A GRIM HISTORY OF MASS KILLINGS IN CANADA
From mass shootings to bombings to deadly blazes, there have been a number of violent attacks on Canadian soil over the decades. Here are some of the deadliest.
April 4, 1999: In Vernon, B.C., Mark Chalal murders his estranged wife, Rajawar Gakhal and eight of her relatives before killing himself.
Sept. 18, 1992: During a violent labour dispute at the Giant Mine in Yellowknife, nine strikebreakers are killed by a bomb. Striker Roger Warren was convicted in 1995.
Dec. 23, 1989: 10 people die when the Rupert Hotel at 182 Parliament is set on fire. Gordon Freeman was convicted in 1991. Dec. 6, 1989: Mark Lepine kills 14 women in Montreal’s École Polytechnique before killing himself.
Jan. 211975: 13 people are killed at the Gargantua bar in Montreal.
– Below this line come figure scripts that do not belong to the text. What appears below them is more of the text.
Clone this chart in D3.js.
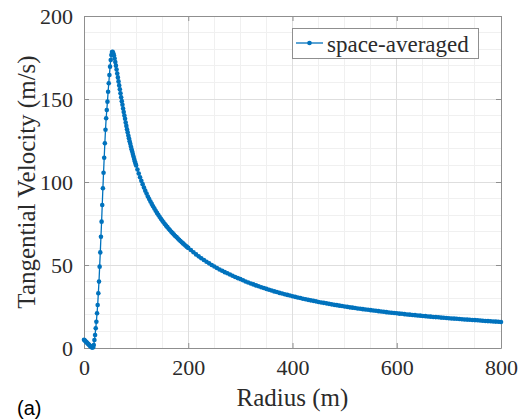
<!DOCTYPE html>
<html>
<head>
<meta charset="utf-8">
<script src="https://cdn.jsdelivr.net/npm/d3@7"></script>
<style>
  html, body { margin: 0; padding: 0; background: #fff; }
  svg { display: block; }
  .serif { font-family: "Liberation Serif", "Tinos", "Nimbus Roman", "Nimbus Roman No9 L", "FreeSerif", "Noto Serif", "DejaVu Serif", "Times New Roman", Times, serif; }
  .sans { font-family: "Liberation Sans", Arial, "DejaVu Sans", sans-serif; }
</style>
</head>
<body>
<svg id="chart" width="522" height="419"></svg>
<script>
// ---- data ----
const seriesName = "space-averaged";
const xTicks = [0, 200, 400, 600, 800];
const yTicks = [0, 50, 100, 150, 200];
const xLabel = "Radius (m)";
const yLabel = "Tangential Velocity (m/s)";
const panelLabel = "(a)";

// core region (dense samples, 1.25 m)
const radiusCore = [0, 1.25, 2.5, 3.75, 5, 6.25, 7.5, 8.75, 10, 11.25, 12.5, 13.75, 15, 16.25, 17.5,
  18.75, 20, 21.25, 22.5, 23.75, 25, 26.25, 27.5, 28.75, 30, 31.25, 32.5, 33.75, 35, 36.25, 37.5,
  38.75, 40, 41.25, 42.5, 43.75, 45, 46.25, 47.5, 48.75, 50, 51.25, 52.5, 53.75,
  55, 56.25, 57.5, 58.75, 60, 61.25, 62.5, 63.75, 65, 66.25, 67.5, 68.75, 70, 71.25, 72.5, 73.75,
  75, 76.25, 77.5, 78.75, 80, 81.25, 82.5, 83.75, 85, 86.25, 87.5, 88.75, 90, 91.25, 92.5, 93.75,
  95, 96.25, 97.5, 98.75, 100];
const velocityCore = [5.0, 4.6, 4.2, 3.8, 3.4, 3.0, 2.6, 2.2, 1.8, 1.4, 1.0, 0.7, 0.4, 0.3, 0.5,
  1.8, 4.8, 7.8, 11.9, 15.8, 20.9, 25.9, 33.0, 40.0, 49.0, 57.6, 67.0, 76.1, 86.1, 96.2, 105.6,
  114.6, 123.3, 131.5, 138.4, 143.4, 148.4, 154.4, 159.5, 164.5, 169.5, 173.5, 176.5, 178.3,
  178.4, 177.6, 176.2, 174.4, 172.3, 170.1, 167.8, 165.4, 163.0, 160.6, 158.2, 155.8, 153.4, 151.0, 148.7, 146.5,
  144.3, 142.2, 140.1, 138.1, 135.8, 133.8, 131.8, 129.9, 128.0, 126.3, 124.6, 123.0, 121.4, 119.8, 118.3, 116.8,
  115.3, 113.9, 112.5, 111.2, 110.0];

// mid region (2.5 m)
const radiusMid = [102.5, 105, 107.5, 110, 112.5, 115, 117.5, 120, 122.5, 125, 127.5, 130, 132.5, 135,
  137.5, 140, 142.5, 145, 147.5, 150, 152.5, 155, 157.5, 160, 162.5, 165, 167.5, 170, 172.5, 175,
  177.5, 180, 182.5, 185, 187.5, 190, 192.5, 195, 197.5, 200];
const velocityMid = [107.5, 105.1, 102.9, 100.7, 98.7, 96.7, 94.8, 93.0, 91.3, 89.8, 88.2, 86.8, 85.4, 84.0,
  82.7, 81.4, 80.2, 79.0, 77.9, 76.8, 75.7, 74.7, 73.7, 72.8, 71.8, 70.9, 70.0, 69.2, 68.3, 67.5,
  66.8, 66.0, 65.2, 64.5, 63.7, 63.0, 62.3, 61.6, 60.9, 60.3];

// outer region (5 m)
const radiusOuter = [205, 210, 215, 220, 225, 230, 235, 240, 245, 250, 255, 260, 265, 270, 275, 280, 285, 290, 295, 300,
  305, 310, 315, 320, 325, 330, 335, 340, 345, 350, 355, 360, 365, 370, 375, 380, 385, 390, 395, 400,
  405, 410, 415, 420, 425, 430, 435, 440, 445, 450, 455, 460, 465, 470, 475, 480, 485, 490, 495, 500,
  505, 510, 515, 520, 525, 530, 535, 540, 545, 550, 555, 560, 565, 570, 575, 580, 585, 590, 595, 600,
  605, 610, 615, 620, 625, 630, 635, 640, 645, 650, 655, 660, 665, 670, 675, 680, 685, 690, 695, 700,
  705, 710, 715, 720, 725, 730, 735, 740, 745, 750, 755, 760, 765, 770, 775, 780, 785, 790, 795, 800];
const velocityOuter = [59.0, 57.7, 56.4, 55.2, 54.1, 53.0, 52.0, 51.0, 50.0, 49.1, 48.2, 47.3, 46.5, 45.7, 45.0, 44.3, 43.5, 42.8, 42.1, 41.5,
  40.8, 40.1, 39.5, 38.9, 38.3, 37.7, 37.2, 36.6, 36.1, 35.6, 35.1, 34.6, 34.1, 33.7, 33.2, 32.8, 32.4, 32.0, 31.6, 31.2,
  30.8, 30.4, 30.1, 29.7, 29.4, 29.0, 28.7, 28.4, 28.1, 27.7, 27.4, 27.2, 26.9, 26.6, 26.3, 26.0, 25.8, 25.5, 25.3, 25.0,
  24.8, 24.5, 24.3, 24.1, 23.8, 23.6, 23.4, 23.2, 23.0, 22.8, 22.6, 22.4, 22.2, 22.0, 21.8, 21.6, 21.4, 21.2, 21.1, 20.9,
  20.7, 20.6, 20.4, 20.2, 20.1, 19.9, 19.8, 19.6, 19.5, 19.3, 19.2, 19.0, 18.9, 18.7, 18.6, 18.5, 18.3, 18.2, 18.1, 17.9,
  17.8, 17.7, 17.6, 17.5, 17.3, 17.2, 17.1, 17.0, 16.9, 16.8, 16.7, 16.6, 16.4, 16.3, 16.2, 16.1, 16.0, 15.9, 15.8, 15.7];

// ---- build series ----
const radius = radiusCore.concat(radiusMid, radiusOuter);
const velocity = velocityCore.concat(velocityMid, velocityOuter);
const points = radius.map((r, i) => ({ r, v: velocity[i] }));

// ---- layout ----
const W = 522, H = 419;
const plot = { left: 84, right: 501, top: 16, bottom: 348 };
const blue = "#0072BD";
const axisColor = "#8f8f8f";
const textColor = "#2b2b2b";

const svg = d3.select("#chart");
svg.append("rect").attr("width", W).attr("height", H).attr("fill", "#fff");

const x = d3.scaleLinear().domain([0, 800]).range([plot.left, plot.right]);
const y = d3.scaleLinear().domain([0, 200]).range([plot.bottom, plot.top]);

// minor grid
const xMinor = d3.range(0, 801, 50).filter(d => !xTicks.includes(d));
const yMinor = d3.range(0, 201, 10).filter(d => !yTicks.includes(d));
const grid = svg.append("g");
grid.selectAll(".xm").data(xMinor).join("line")
  .attr("x1", d => x(d)).attr("x2", d => x(d)).attr("y1", plot.top).attr("y2", plot.bottom)
  .attr("stroke", "#f0f0f0").attr("stroke-width", 1).attr("shape-rendering", "crispEdges");
grid.selectAll(".ym").data(yMinor).join("line")
  .attr("y1", d => y(d)).attr("y2", d => y(d)).attr("x1", plot.left).attr("x2", plot.right)
  .attr("stroke", "#f0f0f0").attr("stroke-width", 1).attr("shape-rendering", "crispEdges");
// major grid
grid.selectAll(".xM").data(xTicks).join("line")
  .attr("x1", d => x(d)).attr("x2", d => x(d)).attr("y1", plot.top).attr("y2", plot.bottom)
  .attr("stroke", "#dedede").attr("stroke-width", 1).attr("shape-rendering", "crispEdges");
grid.selectAll(".yM").data(yTicks).join("line")
  .attr("y1", d => y(d)).attr("y2", d => y(d)).attr("x1", plot.left).attr("x2", plot.right)
  .attr("stroke", "#dedede").attr("stroke-width", 1).attr("shape-rendering", "crispEdges");

// axes (ticks inward)
const tickLen = 5;
const xAxisB = d3.axisBottom(x).tickValues(xTicks).tickSizeInner(-tickLen).tickSizeOuter(0).tickPadding(16);
const xAxisT = d3.axisTop(x).tickValues(xTicks).tickSizeInner(-tickLen).tickSizeOuter(0).tickFormat("");
const yAxisL = d3.axisLeft(y).tickValues(yTicks).tickSizeInner(-tickLen).tickSizeOuter(0).tickPadding(11);
const yAxisR = d3.axisRight(y).tickValues(yTicks).tickSizeInner(-tickLen).tickSizeOuter(0).tickFormat("");

function styleAxis(g) {
  g.attr("font-family", null).attr("font-size", null).attr("class", "serif");
  g.select(".domain").attr("stroke", axisColor).attr("stroke-width", 1);
  g.selectAll(".tick line").attr("stroke", axisColor).attr("stroke-width", 1);
  g.selectAll(".tick text").attr("fill", textColor).attr("class", "serif").style("font-size", "22px");
}
svg.append("g").attr("transform", `translate(0,${plot.bottom})`).call(xAxisB).call(styleAxis)
  .selectAll(".tick text").attr("dy", "0.5em");
svg.append("g").attr("transform", `translate(0,${plot.top})`).call(xAxisT).call(styleAxis);
svg.append("g").attr("transform", `translate(${plot.left},0)`).call(yAxisL).call(styleAxis)
  .selectAll(".tick text").attr("dy", "0.34em");
svg.append("g").attr("transform", `translate(${plot.right},0)`).call(yAxisR).call(styleAxis);

// series
const line = d3.line().x(d => x(d.r)).y(d => y(d.v));
svg.append("path").datum(points).attr("d", line)
  .attr("fill", "none").attr("stroke", blue).attr("stroke-width", 1.3);
svg.append("g").selectAll("circle").data(points).join("circle")
  .attr("cx", d => x(d.r)).attr("cy", d => y(d.v)).attr("r", 2.3).attr("fill", blue);

// axis labels
svg.append("text").attr("class", "serif").attr("x", (plot.left + plot.right) / 2).attr("y", 406)
  .attr("text-anchor", "middle").style("font-size", "25px")
  .attr("fill", textColor).text(xLabel);
svg.append("text").attr("class", "serif").attr("transform", `translate(35,${(plot.top + plot.bottom) / 2}) rotate(-90)`)
  .attr("text-anchor", "middle").style("font-size", "25px")
  .attr("fill", textColor).text(yLabel);

// legend
const leg = svg.append("g");
leg.append("rect").attr("x", 292.5).attr("y", 28.5).attr("width", 186).attr("height", 30)
  .attr("fill", "#fff").attr("stroke", axisColor).attr("stroke-width", 1);
leg.append("line").attr("x1", 296).attr("x2", 323).attr("y1", 43).attr("y2", 43)
  .attr("stroke", blue).attr("stroke-width", 1.3);
leg.append("circle").attr("cx", 309.5).attr("cy", 43).attr("r", 2.3).attr("fill", blue);
leg.append("text").attr("class", "serif").attr("x", 327).attr("y", 52).style("font-size", "23px")
  .attr("fill", textColor).text(seriesName);

// panel label
svg.append("text").attr("class", "sans").attr("x", 17).attr("y", 415)
  .style("font-size", "20px").attr("fill", "#000").text(panelLabel);
</script>
</body>
</html>
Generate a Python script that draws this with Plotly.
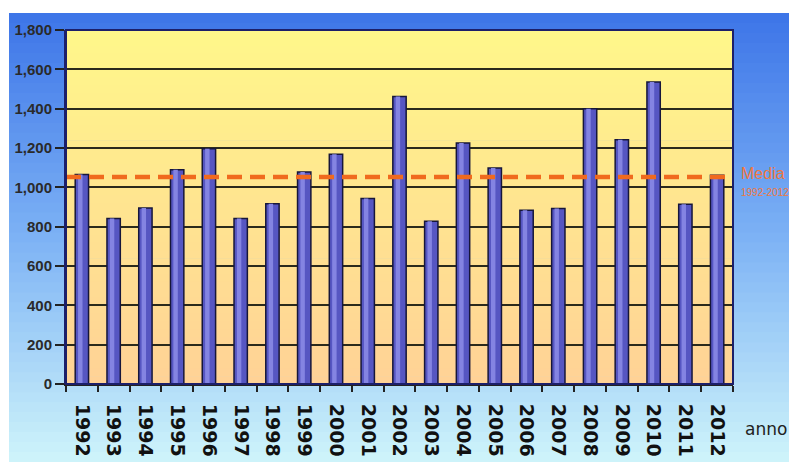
import plotly.graph_objects as go

# dati
anni = [str(a) for a in range(1992, 2013)]
valori = [1065, 841, 895, 1090, 1196, 841, 917, 1078, 1168, 943, 1462,
          827, 1225, 1098, 883, 892, 1400, 1242, 1535, 914, 1061]
media = 1052
y_ticks = [0, 200, 400, 600, 800, 1000, 1200, 1400, 1600, 1800]

W, H = 797, 468
OFF = 8  # margine del body nella pagina
# area del grafico nel riferimento (pixel)
PX0, PX1, PY0, PY1 = 66, 733, 30, 384
PW, PH = PX1 - PX0, PY1 - PY0
L, T = PX0 - OFF, PY0 - OFF
R, B = W - L - PW, H - T - PH


def py(pix):
    return (PY1 - pix) / PH


def px(pix):
    return (pix - PX0) / PW


def mix(c1, c2, t):
    return "rgb(%d,%d,%d)" % tuple(round(a + (b - a) * t) for a, b in zip(c1, c2))


shapes = []
# sfondo blu -> azzurro
n = 45
top, bot = 13, 462
for i in range(n):
    y0 = top + (bot - top) * i / n
    y1 = top + (bot - top) * (i + 1) / n + 1
    t = i / (n - 1)
    if t < 0.5:
        c = mix((62, 118, 232), (125, 178, 245), t / 0.5)
    else:
        c = mix((125, 178, 245), (205, 243, 250), (t - 0.5) / 0.5)
    shapes.append(dict(type="rect", xref="paper", yref="paper", layer="below",
                       x0=px(9), x1=px(820), y0=py(min(y1, bot)), y1=py(y0),
                       line_width=0, fillcolor=c))
# area del grafico giallo -> pesca
for i in range(n):
    shapes.append(dict(type="rect", xref="paper", yref="paper", layer="below",
                       x0=0, x1=1, y0=max(0, 1 - (i + 1) / n - 0.002), y1=1 - i / n,
                       line_width=0,
                       fillcolor=mix((255, 247, 138), (255, 210, 150), i / (n - 1))))
# linea della media
shapes.append(dict(type="line", xref="paper", yref="y", x0=0, x1=1,
                   y0=media, y1=media,
                   line=dict(color="#F06A1E", width=4.5, dash="15px,8px")))
# bordo
shapes.append(dict(type="rect", xref="paper", yref="paper", x0=0, x1=1, y0=0, y1=1,
                   line=dict(color="#1c1f6a", width=2)))

fig = go.Figure()
fig.add_trace(go.Bar(
    x=anni, y=valori, width=0.42, offset=-0.21,
    marker=dict(color="#5656C2", line=dict(color="#16163a", width=1.5)),
))
# riflesso cilindrico
fig.add_trace(go.Bar(
    x=anni, y=valori, width=0.14, offset=-0.12,
    marker=dict(color="#8484E2", line_width=0), hoverinfo="skip",
))

fig.update_layout(
    width=W, height=H,
    margin=dict(l=L, r=R, t=T, b=B, autoexpand=False),
    paper_bgcolor="white",
    plot_bgcolor="rgba(0,0,0,0)",
    showlegend=False,
    shapes=shapes,
    barmode="overlay",
    font=dict(family="Liberation Sans, Arial, sans-serif", color="#111"),
)
fig.update_xaxes(
    type="category", tickangle=90, showgrid=False, automargin=False,
    ticks="outside", ticklen=6, tickcolor="#222", tickwidth=1.5,
    tickson="boundaries", ticklabelstandoff=14,
    tickfont=dict(size=19, family="DejaVu Sans", color="#111", weight="bold"),
    showline=True, linecolor="#222", linewidth=2,
)
fig.update_yaxes(
    range=[0, 1800], tickvals=y_ticks, tickformat=",", automargin=False,
    showgrid=True, gridcolor="#2b2a1c", gridwidth=2,
    ticks="outside", ticklen=9, tickcolor="#222", tickwidth=1.5,
    tickfont=dict(size=15, color="#2a2a2a", weight="bold"),
    showline=True, linecolor="#1c1f6a", linewidth=2, zeroline=False,
)
fig.add_annotation(text="anno", xref="paper", yref="paper", xanchor="center",
                   x=px(766), y=py(441), showarrow=False,
                   font=dict(size=17, color="#222", family="DejaVu Sans"))
fig.add_annotation(text="Media", xref="paper", yref="paper", xanchor="left",
                   x=px(739), y=py(173), showarrow=False,
                   font=dict(size=16, color="#F07840"))
fig.add_annotation(text="1992-2012", xref="paper", yref="paper", xanchor="left",
                   x=px(739), y=py(192), showarrow=False,
                   font=dict(size=10, color="#F07840"))

fig.write_html("out.html")
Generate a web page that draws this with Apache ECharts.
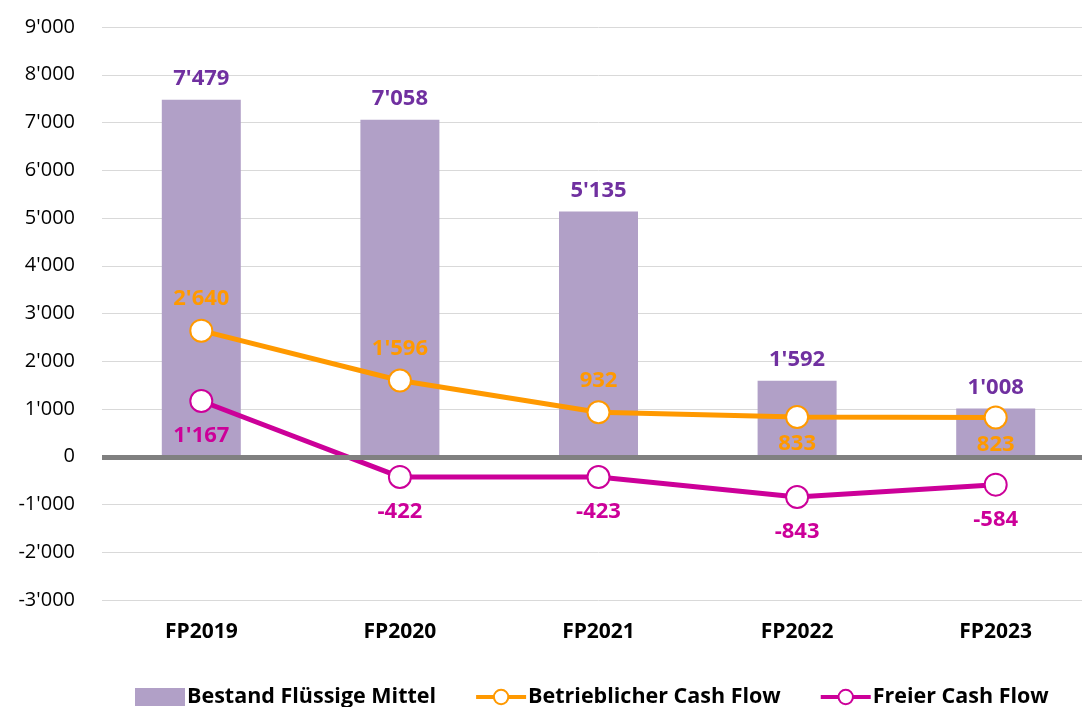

They were locked in a storage closet and the club was set on fire. Suspect Richard Blass is killed by police three days later.
Sept. 1, 1972: 37 people die after the Bluebird Café in Montreal is deliberately set on fire by three men who had been refused entry. James O’Brien, Gilles Eccles and Marc Boutin are sentenced to life and paroled in the early 1980s.
Aug. 15, 1967: Nine people at Shell Lake, Sask. are murdered by Victor Hoffman who suffers from mental illness.